Kinetic’s residency will include an interactive open rehearsal demonstration illustrating the ensemble’s intensely collaborative approach to music-making, masterclasses for MIT’s student musicians, and a public concert in the newly completed Thomas Tull Concert Hall featuring the works of Zenón, Ziporyn, and Harlin. Additionally, guest composer Patrick Harlin gives a presentation on his research into soundscape ecology and how that has shaped his creative output.
The residency is part of the MIT Arts Festival, and the new music building’s opening celebrations.
— curated by Natalie Lin Douglas, violinist and Artistic Director, & Mary Grace Johnson, violinist
Program
Patrick Harlin: The Wilderness Anthology for string orchestra (2022)
Miguel Zenón: Yo Soy la Tradición for saxophone and string orchestra (2025, World Premiere)

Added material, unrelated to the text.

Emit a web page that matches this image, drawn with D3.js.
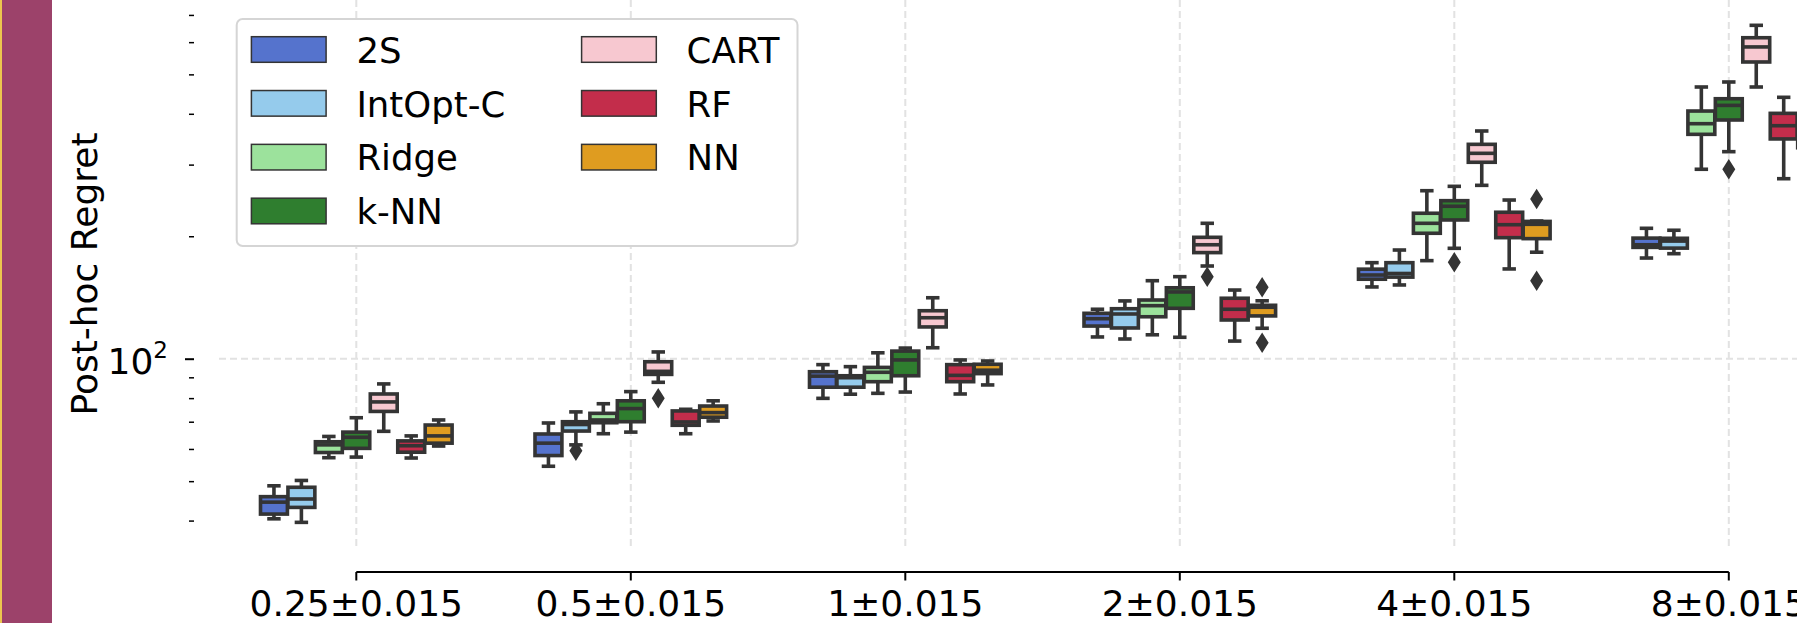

Evan Ziporyn: Three Inventions (2025, World Premiere)
Featured Composers
Patrick Harlin’s “aesthetics capture a sense of tradition and innovation…” (The New York Times). His music is permeated by classical, jazz, and electronic music traditions, all underpinned with a love and respect for the great outdoors. His works have been performed by the St. Louis Symphony, the Kansas City Symphony, Kinetic Ensemble, Collegium Cincinnati, and Calidore String Quartet, among others. Harlin is the inaugural composer in residence with the Lansing Symphony Orchestra (2019–2023). His interdisciplinary research in soundscape ecology—a field that aims to better understand ecosystems through sound—has taken him to imperiled regions around the world, including the Amazon rainforest and the Book Cliffs of Utah. His baseline recordings for ecological impact studies are also the fodder for artistic inspiration. This work has been supported by a Graham Sustainability Institute Doctoral Fellowship, a Theodore Presser Award, and private support, among others. These pieces draw parallels between the sounds of the natural world and those of the concert hall, seeking to bring awareness to the importance of sound in our environment. Harlin grew up in Seattle, holds a doctorate in music composition from the University of Michigan, and currently resides in Ann Arbor.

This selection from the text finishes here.